With the pictures left out, copy the listing below exactly.
-- Begin Given data --
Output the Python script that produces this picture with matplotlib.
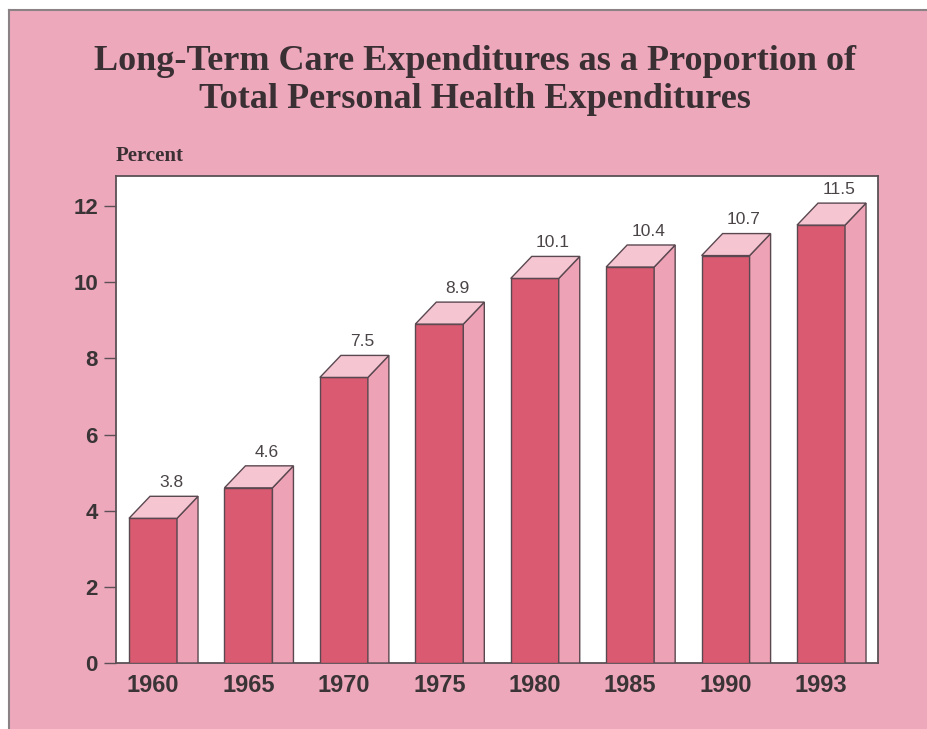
import matplotlib
matplotlib.use('Agg')
import matplotlib.pyplot as plt
from matplotlib.patches import Polygon, Rectangle

# 数据
years = ['1960', '1965', '1970', '1975', '1980', '1985', '1990', '1993']
percent = [3.8, 4.6, 7.5, 8.9, 10.1, 10.4, 10.7, 11.5]

# 颜色
bg_pink = '#eda8bc'
front_color = '#d95a71'
side_color = '#eea2b5'
top_color = '#f6c5d2'
edge_color = '#5a4850'
text_color = '#3a3436'

fig = plt.figure(figsize=(9.28, 7.29), dpi=100, facecolor=bg_pink)

# 左侧和上方的白边，加灰色边线
fig.patches.append(Rectangle((0, 0), 9 / 928, 1, transform=fig.transFigure,
                             facecolor='white', edgecolor='none', zorder=-5))
fig.patches.append(Rectangle((0, 1 - 10 / 729), 1, 10 / 729, transform=fig.transFigure,
                             facecolor='white', edgecolor='none', zorder=-5))
fig.lines.append(plt.Line2D([9 / 928, 9 / 928], [0, 1 - 10 / 729], transform=fig.transFigure,
                            color='#8a8285', lw=1.5))
fig.lines.append(plt.Line2D([9 / 928, 1], [1 - 10 / 729, 1 - 10 / 729], transform=fig.transFigure,
                            color='#8a8285', lw=1.5))

ax = fig.add_axes([116 / 928, 66 / 729, 762 / 928, 487 / 729])
ax.set_facecolor('white')
ax.set_xlim(-0.388, 7.597)
ax.set_ylim(0, 12.79)

w = 0.503        # 正面宽度
dx = 0.22        # 立体深度（x方向）
dy = 0.578       # 立体深度（y方向）

for i, v in enumerate(percent):
    x0 = i - w / 2
    x1 = i + w / 2
    # 正面
    ax.add_patch(Polygon([(x0, 0), (x1, 0), (x1, v), (x0, v)], closed=True,
                         facecolor=front_color, edgecolor=edge_color, lw=1.0, zorder=3))
    # 侧面
    ax.add_patch(Polygon([(x1, 0), (x1 + dx, 0), (x1 + dx, v + dy), (x1, v)], closed=True,
                         facecolor=side_color, edgecolor=edge_color, lw=1.0, zorder=3))
    # 顶面
    ax.add_patch(Polygon([(x0, v), (x1, v), (x1 + dx, v + dy), (x0 + dx, v + dy)], closed=True,
                         facecolor=top_color, edgecolor=edge_color, lw=1.0, zorder=3))
    ax.text(i + 0.19, v + dy + 0.36, f'{v}', ha='center', va='center',
            fontsize=12.5, color='#4a4446', family='Liberation Sans', zorder=4)

ax.set_xticks(range(len(years)))
ax.set_xticklabels(years, fontsize=17, fontweight='bold', color=text_color, family='Liberation Sans')
ax.tick_params(axis='x', length=0, pad=8)

ax.set_yticks([0, 2, 4, 6, 8, 10, 12])
ax.set_yticklabels(['0', '2', '4', '6', '8', '10', '12'], fontsize=16, fontweight='bold',
                   color=text_color, family='Liberation Sans')
ax.tick_params(axis='y', length=9, width=1.0, color='#5a5055', pad=4)

for s in ax.spines.values():
    s.set_color('#5a5055')
    s.set_linewidth(1.3)

fig.text(0.512, 1 - 62 / 729, 'Long-Term Care Expenditures as a Proportion of',
         ha='center', va='center', fontsize=26, fontweight='bold', color='#3a3034',
         family='Liberation Serif')
fig.text(0.512, 1 - 100 / 729, 'Total Personal Health Expenditures',
         ha='center', va='center', fontsize=26, fontweight='bold', color='#3a3034',
         family='Liberation Serif')
fig.text(116 / 928, 1 - 156 / 729, 'Percent', ha='left', va='center', fontsize=15,
         fontweight='bold', color='#3a3034', family='Liberation Serif')

fig.savefig('out.png', dpi=100, facecolor=fig.get_facecolor())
-- End Given data --
§ **Problem solution**
Output the Python script that produces this picture with matplotlib.
import matplotlib
matplotlib.use('Agg')
import matplotlib.pyplot as plt
from matplotlib.patches import Polygon, Rectangle

# 数据
years = ['1960', '1965', '1970', '1975', '1980', '1985', '1990', '1993']
percent = [3.8, 4.6, 7.5, 8.9, 10.1, 10.4, 10.7, 11.5]

# 颜色
bg_pink = '#eda8bc'
front_color = '#d95a71'
side_color = '#eea2b5'
top_color = '#f6c5d2'
edge_color = '#5a4850'
text_color = '#3a3436'

fig = plt.figure(figsize=(9.28, 7.29), dpi=100, facecolor=bg_pink)

# 左侧和上方的白边，加灰色边线
fig.patches.append(Rectangle((0, 0), 9 / 928, 1, transform=fig.transFigure,
                             facecolor='white', edgecolor='none', zorder=-5))
fig.patches.append(Rectangle((0, 1 - 10 / 729), 1, 10 / 729, transform=fig.transFigure,
                             facecolor='white', edgecolor='none', zorder=-5))
fig.lines.append(plt.Line2D([9 / 928, 9 / 928], [0, 1 - 10 / 729], transform=fig.transFigure,
                            color='#8a8285', lw=1.5))
fig.lines.append(plt.Line2D([9 / 928, 1], [1 - 10 / 729, 1 - 10 / 729], transform=fig.transFigure,
                            color='#8a8285', lw=1.5))

ax = fig.add_axes([116 / 928, 66 / 729, 762 / 928, 487 / 729])
ax.set_facecolor('white')
ax.set_xlim(-0.388, 7.597)
ax.set_ylim(0, 12.79)

w = 0.503        # 正面宽度
dx = 0.22        # 立体深度（x方向）
dy = 0.578       # 立体深度（y方向）

for i, v in enumerate(percent):
    x0 = i - w / 2
    x1 = i + w / 2
    # 正面
    ax.add_patch(Polygon([(x0, 0), (x1, 0), (x1, v), (x0, v)], closed=True,
                         facecolor=front_color, edgecolor=edge_color, lw=1.0, zorder=3))
    # 侧面
    ax.add_patch(Polygon([(x1, 0), (x1 + dx, 0), (x1 + dx, v + dy), (x1, v)], closed=True,
                         facecolor=side_color, edgecolor=edge_color, lw=1.0, zorder=3))
    # 顶面
    ax.add_patch(Polygon([(x0, v), (x1, v), (x1 + dx, v + dy), (x0 + dx, v + dy)], closed=True,
                         facecolor=top_color, edgecolor=edge_color, lw=1.0, zorder=3))
    ax.text(i + 0.19, v + dy + 0.36, f'{v}', ha='center', va='center',
            fontsize=12.5, color='#4a4446', family='Liberation Sans', zorder=4)

ax.set_xticks(range(len(years)))
ax.set_xticklabels(years, fontsize=17, fontweight='bold', color=text_color, family='Liberation Sans')
ax.tick_params(axis='x', length=0, pad=8)

ax.set_yticks([0, 2, 4, 6, 8, 10, 12])
ax.set_yticklabels(['0', '2', '4', '6', '8', '10', '12'], fontsize=16, fontweight='bold',
                   color=text_color, family='Liberation Sans')
ax.tick_params(axis='y', length=9, width=1.0, color='#5a5055', pad=4)

for s in ax.spines.values():
    s.set_color('#5a5055')
    s.set_linewidth(1.3)

fig.text(0.512, 1 - 62 / 729, 'Long-Term Care Expenditures as a Proportion of',
         ha='center', va='center', fontsize=26, fontweight='bold', color='#3a3034',
         family='Liberation Serif')
fig.text(0.512, 1 - 100 / 729, 'Total Personal Health Expenditures',
         ha='center', va='center', fontsize=26, fontweight='bold', color='#3a3034',
         family='Liberation Serif')
fig.text(116 / 928, 1 - 156 / 729, 'Percent', ha='left', va='center', fontsize=15,
         fontweight='bold', color='#3a3034', family='Liberation Serif')

fig.savefig('out.png', dpi=100, facecolor=fig.get_facecolor())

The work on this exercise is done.